Exercise brief: Output the full listing below exactly, without the pictures.

Provided material:
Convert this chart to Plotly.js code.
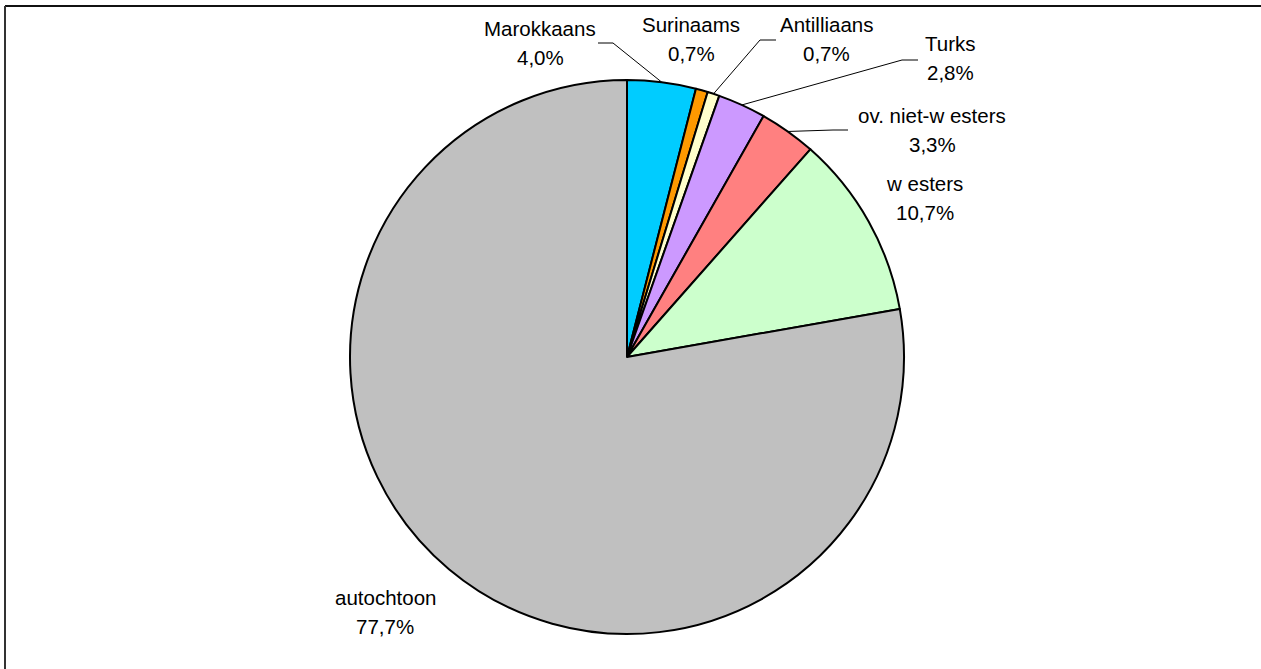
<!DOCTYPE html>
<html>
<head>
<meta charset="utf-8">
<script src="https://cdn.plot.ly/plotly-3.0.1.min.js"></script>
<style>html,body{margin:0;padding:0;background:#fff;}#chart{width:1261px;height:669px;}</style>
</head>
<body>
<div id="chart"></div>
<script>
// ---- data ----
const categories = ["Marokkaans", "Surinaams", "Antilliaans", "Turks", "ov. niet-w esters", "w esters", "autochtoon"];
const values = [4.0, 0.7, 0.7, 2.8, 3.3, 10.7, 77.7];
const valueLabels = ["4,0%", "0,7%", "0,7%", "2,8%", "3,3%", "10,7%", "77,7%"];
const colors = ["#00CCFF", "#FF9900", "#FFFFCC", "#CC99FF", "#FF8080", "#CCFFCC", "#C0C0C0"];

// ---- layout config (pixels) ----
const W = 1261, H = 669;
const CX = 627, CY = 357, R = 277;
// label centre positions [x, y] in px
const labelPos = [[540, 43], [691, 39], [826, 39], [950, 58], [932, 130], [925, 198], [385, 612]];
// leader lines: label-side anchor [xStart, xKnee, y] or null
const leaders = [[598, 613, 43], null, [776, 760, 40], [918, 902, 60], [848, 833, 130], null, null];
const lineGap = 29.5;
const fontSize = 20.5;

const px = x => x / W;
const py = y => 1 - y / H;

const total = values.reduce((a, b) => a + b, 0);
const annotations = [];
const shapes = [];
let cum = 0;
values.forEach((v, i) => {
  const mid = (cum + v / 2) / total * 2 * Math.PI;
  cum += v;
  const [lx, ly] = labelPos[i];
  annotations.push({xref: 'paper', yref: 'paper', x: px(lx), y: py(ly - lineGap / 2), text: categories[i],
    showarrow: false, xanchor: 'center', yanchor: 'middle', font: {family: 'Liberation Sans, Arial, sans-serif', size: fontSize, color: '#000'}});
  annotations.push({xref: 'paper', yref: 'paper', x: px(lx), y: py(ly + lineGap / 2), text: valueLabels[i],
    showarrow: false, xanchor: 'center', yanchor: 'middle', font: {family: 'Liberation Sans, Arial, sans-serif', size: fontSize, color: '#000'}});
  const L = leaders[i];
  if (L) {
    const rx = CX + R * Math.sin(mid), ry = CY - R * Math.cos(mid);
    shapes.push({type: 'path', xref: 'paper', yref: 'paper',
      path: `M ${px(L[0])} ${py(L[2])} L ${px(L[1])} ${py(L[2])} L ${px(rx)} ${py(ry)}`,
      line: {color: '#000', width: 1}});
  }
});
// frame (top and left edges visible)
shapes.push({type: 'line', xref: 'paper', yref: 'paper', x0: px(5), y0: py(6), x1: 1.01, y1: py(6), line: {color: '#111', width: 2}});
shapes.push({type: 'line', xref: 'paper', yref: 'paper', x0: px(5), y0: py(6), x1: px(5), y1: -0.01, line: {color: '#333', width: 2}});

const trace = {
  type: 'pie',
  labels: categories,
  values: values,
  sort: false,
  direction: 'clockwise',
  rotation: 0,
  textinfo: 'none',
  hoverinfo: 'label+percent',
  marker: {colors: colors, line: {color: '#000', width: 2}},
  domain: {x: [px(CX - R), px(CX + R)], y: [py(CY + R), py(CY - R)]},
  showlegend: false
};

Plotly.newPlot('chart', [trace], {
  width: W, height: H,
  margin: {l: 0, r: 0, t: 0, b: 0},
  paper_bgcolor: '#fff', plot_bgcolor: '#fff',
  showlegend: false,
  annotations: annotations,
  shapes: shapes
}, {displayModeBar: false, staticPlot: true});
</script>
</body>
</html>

Task response:
Convert this chart to Plotly.js code.
<!DOCTYPE html>
<html>
<head>
<meta charset="utf-8">
<script src="https://cdn.plot.ly/plotly-3.0.1.min.js"></script>
<style>html,body{margin:0;padding:0;background:#fff;}#chart{width:1261px;height:669px;}</style>
</head>
<body>
<div id="chart"></div>
<script>
// ---- data ----
const categories = ["Marokkaans", "Surinaams", "Antilliaans", "Turks", "ov. niet-w esters", "w esters", "autochtoon"];
const values = [4.0, 0.7, 0.7, 2.8, 3.3, 10.7, 77.7];
const valueLabels = ["4,0%", "0,7%", "0,7%", "2,8%", "3,3%", "10,7%", "77,7%"];
const colors = ["#00CCFF", "#FF9900", "#FFFFCC", "#CC99FF", "#FF8080", "#CCFFCC", "#C0C0C0"];

// ---- layout config (pixels) ----
const W = 1261, H = 669;
const CX = 627, CY = 357, R = 277;
// label centre positions [x, y] in px
const labelPos = [[540, 43], [691, 39], [826, 39], [950, 58], [932, 130], [925, 198], [385, 612]];
// leader lines: label-side anchor [xStart, xKnee, y] or null
const leaders = [[598, 613, 43], null, [776, 760, 40], [918, 902, 60], [848, 833, 130], null, null];
const lineGap = 29.5;
const fontSize = 20.5;

const px = x => x / W;
const py = y => 1 - y / H;

const total = values.reduce((a, b) => a + b, 0);
const annotations = [];
const shapes = [];
let cum = 0;
values.forEach((v, i) => {
  const mid = (cum + v / 2) / total * 2 * Math.PI;
  cum += v;
  const [lx, ly] = labelPos[i];
  annotations.push({xref: 'paper', yref: 'paper', x: px(lx), y: py(ly - lineGap / 2), text: categories[i],
    showarrow: false, xanchor: 'center', yanchor: 'middle', font: {family: 'Liberation Sans, Arial, sans-serif', size: fontSize, color: '#000'}});
  annotations.push({xref: 'paper', yref: 'paper', x: px(lx), y: py(ly + lineGap / 2), text: valueLabels[i],
    showarrow: false, xanchor: 'center', yanchor: 'middle', font: {family: 'Liberation Sans, Arial, sans-serif', size: fontSize, color: '#000'}});
  const L = leaders[i];
  if (L) {
    const rx = CX + R * Math.sin(mid), ry = CY - R * Math.cos(mid);
    shapes.push({type: 'path', xref: 'paper', yref: 'paper',
      path: `M ${px(L[0])} ${py(L[2])} L ${px(L[1])} ${py(L[2])} L ${px(rx)} ${py(ry)}`,
      line: {color: '#000', width: 1}});
  }
});
// frame (top and left edges visible)
shapes.push({type: 'line', xref: 'paper', yref: 'paper', x0: px(5), y0: py(6), x1: 1.01, y1: py(6), line: {color: '#111', width: 2}});
shapes.push({type: 'line', xref: 'paper', yref: 'paper', x0: px(5), y0: py(6), x1: px(5), y1: -0.01, line: {color: '#333', width: 2}});

const trace = {
  type: 'pie',
  labels: categories,
  values: values,
  sort: false,
  direction: 'clockwise',
  rotation: 0,
  textinfo: 'none',
  hoverinfo: 'label+percent',
  marker: {colors: colors, line: {color: '#000', width: 2}},
  domain: {x: [px(CX - R), px(CX + R)], y: [py(CY + R), py(CY - R)]},
  showlegend: false
};

Plotly.newPlot('chart', [trace], {
  width: W, height: H,
  margin: {l: 0, r: 0, t: 0, b: 0},
  paper_bgcolor: '#fff', plot_bgcolor: '#fff',
  showlegend: false,
  annotations: annotations,
  shapes: shapes
}, {displayModeBar: false, staticPlot: true});
</script>
</body>
</html>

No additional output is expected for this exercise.